Stated task — Reproduce only this span: the line containing "Emit a component", the line containing "YAxis, CartesianGrid, ReferenceLine", and every line between them, all exactly as given.

Data for this exercise —
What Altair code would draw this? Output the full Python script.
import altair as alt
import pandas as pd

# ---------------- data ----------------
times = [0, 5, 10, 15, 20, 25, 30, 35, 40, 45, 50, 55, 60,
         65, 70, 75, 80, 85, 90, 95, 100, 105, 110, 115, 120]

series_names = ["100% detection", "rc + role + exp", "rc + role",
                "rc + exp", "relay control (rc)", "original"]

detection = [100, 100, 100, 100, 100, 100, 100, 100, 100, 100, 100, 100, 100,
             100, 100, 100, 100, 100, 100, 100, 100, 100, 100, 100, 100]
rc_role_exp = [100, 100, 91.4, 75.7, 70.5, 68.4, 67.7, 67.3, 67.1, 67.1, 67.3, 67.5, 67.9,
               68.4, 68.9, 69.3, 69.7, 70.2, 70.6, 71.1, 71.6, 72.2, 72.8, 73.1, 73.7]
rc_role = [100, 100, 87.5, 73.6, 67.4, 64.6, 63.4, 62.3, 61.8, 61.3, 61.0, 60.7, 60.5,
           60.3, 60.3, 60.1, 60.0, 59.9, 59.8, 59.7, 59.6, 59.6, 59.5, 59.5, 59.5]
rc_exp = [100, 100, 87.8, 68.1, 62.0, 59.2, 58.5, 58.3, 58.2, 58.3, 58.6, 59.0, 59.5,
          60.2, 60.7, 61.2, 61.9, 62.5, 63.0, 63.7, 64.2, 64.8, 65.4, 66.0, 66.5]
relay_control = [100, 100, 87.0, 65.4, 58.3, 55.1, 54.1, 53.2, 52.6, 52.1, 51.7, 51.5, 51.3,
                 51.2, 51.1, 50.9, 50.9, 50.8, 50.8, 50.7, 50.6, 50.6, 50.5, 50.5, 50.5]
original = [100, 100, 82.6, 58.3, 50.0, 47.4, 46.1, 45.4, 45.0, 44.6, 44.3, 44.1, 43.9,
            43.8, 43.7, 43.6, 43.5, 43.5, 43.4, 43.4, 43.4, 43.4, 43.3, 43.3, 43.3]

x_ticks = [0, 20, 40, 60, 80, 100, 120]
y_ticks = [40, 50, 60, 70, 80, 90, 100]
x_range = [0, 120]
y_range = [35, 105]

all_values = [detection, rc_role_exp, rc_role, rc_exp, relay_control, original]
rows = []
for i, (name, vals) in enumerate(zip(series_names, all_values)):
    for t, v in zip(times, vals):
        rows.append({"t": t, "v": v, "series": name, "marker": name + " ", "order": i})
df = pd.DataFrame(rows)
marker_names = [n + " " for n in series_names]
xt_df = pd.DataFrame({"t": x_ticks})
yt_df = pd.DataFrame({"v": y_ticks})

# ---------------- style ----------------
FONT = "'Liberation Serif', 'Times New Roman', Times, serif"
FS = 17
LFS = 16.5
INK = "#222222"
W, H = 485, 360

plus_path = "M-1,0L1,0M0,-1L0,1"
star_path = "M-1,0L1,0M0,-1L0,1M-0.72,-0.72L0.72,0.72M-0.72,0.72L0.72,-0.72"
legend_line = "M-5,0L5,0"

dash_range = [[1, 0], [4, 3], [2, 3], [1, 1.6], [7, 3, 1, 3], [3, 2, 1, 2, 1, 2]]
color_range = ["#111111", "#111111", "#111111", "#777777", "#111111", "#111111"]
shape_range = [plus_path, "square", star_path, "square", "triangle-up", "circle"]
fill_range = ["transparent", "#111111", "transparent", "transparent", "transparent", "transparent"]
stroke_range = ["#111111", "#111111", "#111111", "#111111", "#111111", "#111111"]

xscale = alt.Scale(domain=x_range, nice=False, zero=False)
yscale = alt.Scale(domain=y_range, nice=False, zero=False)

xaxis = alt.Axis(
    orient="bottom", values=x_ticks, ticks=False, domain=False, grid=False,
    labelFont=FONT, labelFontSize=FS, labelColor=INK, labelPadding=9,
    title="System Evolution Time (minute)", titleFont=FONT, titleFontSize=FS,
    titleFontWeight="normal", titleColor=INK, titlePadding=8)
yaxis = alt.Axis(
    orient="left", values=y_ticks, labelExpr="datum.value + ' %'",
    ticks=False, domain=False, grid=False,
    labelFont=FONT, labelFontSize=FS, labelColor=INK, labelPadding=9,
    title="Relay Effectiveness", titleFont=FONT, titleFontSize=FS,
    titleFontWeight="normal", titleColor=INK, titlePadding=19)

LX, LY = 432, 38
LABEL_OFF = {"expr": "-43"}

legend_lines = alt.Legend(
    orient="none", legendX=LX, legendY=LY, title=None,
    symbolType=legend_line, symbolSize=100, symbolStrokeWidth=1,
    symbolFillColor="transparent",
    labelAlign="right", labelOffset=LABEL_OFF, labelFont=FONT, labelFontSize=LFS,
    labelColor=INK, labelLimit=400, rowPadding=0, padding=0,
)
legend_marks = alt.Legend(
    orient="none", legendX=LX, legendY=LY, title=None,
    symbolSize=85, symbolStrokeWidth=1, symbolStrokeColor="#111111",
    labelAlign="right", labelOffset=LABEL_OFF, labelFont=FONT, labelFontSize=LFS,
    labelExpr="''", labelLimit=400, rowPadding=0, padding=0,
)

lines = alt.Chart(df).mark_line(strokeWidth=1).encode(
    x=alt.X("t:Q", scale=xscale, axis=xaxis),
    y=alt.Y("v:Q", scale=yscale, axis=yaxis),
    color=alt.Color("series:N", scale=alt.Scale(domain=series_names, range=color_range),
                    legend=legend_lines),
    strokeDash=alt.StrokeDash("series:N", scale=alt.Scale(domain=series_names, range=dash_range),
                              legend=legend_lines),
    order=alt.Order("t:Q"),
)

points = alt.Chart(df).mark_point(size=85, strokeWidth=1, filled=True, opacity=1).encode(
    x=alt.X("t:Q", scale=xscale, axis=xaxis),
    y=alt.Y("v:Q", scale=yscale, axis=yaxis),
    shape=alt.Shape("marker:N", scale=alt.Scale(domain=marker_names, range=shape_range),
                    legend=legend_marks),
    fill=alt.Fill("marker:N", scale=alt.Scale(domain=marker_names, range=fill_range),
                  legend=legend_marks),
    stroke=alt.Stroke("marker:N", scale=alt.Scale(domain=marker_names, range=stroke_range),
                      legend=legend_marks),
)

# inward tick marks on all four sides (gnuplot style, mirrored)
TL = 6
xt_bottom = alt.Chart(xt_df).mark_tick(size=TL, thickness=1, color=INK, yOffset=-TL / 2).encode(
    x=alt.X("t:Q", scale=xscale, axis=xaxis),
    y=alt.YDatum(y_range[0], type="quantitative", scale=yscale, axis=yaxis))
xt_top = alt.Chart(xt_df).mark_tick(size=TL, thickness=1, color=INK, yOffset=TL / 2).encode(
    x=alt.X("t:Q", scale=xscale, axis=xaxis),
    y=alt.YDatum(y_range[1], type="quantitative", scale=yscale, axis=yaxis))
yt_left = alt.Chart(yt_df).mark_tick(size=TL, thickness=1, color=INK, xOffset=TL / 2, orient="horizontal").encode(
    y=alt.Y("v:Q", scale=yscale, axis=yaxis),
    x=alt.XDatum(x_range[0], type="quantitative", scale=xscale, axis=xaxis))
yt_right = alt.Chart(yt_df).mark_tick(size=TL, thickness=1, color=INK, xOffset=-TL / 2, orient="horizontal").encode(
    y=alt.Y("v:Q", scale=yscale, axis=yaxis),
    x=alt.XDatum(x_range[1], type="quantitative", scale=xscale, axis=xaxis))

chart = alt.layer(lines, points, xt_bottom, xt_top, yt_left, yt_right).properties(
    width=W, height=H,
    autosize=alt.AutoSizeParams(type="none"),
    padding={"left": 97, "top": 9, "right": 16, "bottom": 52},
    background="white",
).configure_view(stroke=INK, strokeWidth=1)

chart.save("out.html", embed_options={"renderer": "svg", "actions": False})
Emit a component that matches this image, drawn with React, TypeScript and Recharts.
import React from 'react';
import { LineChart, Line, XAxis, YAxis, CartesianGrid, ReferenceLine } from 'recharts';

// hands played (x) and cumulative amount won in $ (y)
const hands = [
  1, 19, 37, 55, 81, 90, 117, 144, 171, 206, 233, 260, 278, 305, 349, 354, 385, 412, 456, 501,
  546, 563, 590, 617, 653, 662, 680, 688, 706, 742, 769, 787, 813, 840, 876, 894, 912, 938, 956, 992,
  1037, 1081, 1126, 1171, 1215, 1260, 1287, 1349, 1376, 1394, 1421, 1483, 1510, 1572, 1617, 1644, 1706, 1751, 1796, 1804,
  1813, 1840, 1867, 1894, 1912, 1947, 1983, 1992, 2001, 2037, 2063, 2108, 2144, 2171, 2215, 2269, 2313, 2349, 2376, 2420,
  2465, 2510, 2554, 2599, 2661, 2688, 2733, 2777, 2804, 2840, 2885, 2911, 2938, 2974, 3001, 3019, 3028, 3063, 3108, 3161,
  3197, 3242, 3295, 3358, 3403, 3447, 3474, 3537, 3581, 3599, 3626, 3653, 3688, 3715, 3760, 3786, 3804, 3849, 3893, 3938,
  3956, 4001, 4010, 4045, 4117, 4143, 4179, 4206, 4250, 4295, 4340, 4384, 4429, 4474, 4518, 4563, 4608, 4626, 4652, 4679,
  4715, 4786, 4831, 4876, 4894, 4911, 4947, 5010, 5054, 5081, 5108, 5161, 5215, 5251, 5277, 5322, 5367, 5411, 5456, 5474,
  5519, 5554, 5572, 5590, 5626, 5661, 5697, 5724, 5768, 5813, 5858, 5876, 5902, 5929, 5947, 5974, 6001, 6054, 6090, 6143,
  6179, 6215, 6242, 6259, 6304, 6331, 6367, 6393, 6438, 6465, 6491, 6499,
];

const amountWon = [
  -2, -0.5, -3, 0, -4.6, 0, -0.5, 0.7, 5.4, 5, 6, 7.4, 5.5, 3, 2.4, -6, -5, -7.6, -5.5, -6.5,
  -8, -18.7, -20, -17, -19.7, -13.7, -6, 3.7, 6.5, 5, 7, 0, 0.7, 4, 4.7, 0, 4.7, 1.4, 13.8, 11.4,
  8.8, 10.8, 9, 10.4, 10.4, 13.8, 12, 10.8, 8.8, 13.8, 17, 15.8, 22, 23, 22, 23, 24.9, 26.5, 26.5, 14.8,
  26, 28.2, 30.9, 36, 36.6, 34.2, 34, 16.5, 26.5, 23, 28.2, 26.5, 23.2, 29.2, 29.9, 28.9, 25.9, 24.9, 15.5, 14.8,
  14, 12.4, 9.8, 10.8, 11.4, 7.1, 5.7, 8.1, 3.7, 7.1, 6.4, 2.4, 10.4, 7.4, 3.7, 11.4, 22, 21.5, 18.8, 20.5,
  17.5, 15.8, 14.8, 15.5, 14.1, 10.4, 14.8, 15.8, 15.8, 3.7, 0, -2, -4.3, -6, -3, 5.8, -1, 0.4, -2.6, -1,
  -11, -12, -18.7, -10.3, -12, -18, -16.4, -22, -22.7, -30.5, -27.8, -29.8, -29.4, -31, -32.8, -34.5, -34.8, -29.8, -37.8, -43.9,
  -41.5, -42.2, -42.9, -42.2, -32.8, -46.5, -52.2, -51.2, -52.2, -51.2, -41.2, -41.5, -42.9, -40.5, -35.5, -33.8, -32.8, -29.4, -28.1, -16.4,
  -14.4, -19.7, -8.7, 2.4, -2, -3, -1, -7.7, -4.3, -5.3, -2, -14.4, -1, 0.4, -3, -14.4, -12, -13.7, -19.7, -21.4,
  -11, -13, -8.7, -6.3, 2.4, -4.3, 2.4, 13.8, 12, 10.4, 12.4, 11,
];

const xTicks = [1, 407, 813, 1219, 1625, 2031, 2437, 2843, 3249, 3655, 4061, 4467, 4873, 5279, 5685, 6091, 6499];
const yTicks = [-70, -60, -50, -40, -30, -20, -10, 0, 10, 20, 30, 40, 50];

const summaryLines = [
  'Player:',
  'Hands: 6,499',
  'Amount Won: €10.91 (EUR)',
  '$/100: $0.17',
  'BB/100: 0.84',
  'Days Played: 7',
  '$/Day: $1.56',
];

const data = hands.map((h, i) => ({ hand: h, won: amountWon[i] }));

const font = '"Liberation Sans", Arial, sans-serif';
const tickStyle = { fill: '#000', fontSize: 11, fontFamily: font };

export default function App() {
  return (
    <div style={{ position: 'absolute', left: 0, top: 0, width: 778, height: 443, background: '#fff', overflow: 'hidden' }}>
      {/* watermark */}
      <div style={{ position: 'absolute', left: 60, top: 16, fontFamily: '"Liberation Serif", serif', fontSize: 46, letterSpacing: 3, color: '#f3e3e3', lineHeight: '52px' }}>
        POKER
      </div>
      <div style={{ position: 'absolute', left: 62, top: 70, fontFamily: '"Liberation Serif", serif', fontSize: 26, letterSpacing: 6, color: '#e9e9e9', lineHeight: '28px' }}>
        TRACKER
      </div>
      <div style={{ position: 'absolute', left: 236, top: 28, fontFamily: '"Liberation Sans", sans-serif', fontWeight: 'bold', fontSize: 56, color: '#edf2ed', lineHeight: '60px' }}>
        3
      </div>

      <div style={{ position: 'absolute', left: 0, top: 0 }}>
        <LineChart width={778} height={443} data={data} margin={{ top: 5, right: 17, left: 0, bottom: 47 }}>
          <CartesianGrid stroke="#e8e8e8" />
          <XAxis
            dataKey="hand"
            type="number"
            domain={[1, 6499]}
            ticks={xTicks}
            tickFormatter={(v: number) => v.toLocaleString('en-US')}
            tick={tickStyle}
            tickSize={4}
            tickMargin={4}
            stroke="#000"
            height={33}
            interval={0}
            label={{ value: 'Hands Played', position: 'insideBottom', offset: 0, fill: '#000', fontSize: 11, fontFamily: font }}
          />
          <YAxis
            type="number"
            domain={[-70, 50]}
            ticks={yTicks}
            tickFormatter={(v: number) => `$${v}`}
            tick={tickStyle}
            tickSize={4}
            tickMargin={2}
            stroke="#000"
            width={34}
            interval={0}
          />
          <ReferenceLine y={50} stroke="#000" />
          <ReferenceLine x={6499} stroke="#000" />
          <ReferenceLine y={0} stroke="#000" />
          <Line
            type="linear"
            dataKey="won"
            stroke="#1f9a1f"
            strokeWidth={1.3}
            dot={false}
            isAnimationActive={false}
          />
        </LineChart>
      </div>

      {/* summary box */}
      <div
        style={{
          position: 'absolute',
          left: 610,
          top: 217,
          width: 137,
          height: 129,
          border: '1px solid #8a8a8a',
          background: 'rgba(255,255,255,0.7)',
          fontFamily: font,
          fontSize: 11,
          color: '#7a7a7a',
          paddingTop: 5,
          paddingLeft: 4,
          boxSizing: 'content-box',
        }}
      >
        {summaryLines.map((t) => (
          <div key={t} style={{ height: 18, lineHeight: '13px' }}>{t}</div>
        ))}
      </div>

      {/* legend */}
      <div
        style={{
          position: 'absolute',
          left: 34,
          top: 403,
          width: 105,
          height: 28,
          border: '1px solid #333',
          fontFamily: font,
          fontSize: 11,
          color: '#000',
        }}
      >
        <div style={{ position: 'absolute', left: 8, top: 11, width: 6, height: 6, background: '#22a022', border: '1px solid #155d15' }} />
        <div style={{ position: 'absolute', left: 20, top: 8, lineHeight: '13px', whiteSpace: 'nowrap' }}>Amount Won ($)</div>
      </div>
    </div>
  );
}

Solved exercise —
Emit a component that matches this image, drawn with React, TypeScript and Recharts.
import React from 'react';
import { LineChart, Line, XAxis, YAxis, CartesianGrid, ReferenceLine } from 'recharts';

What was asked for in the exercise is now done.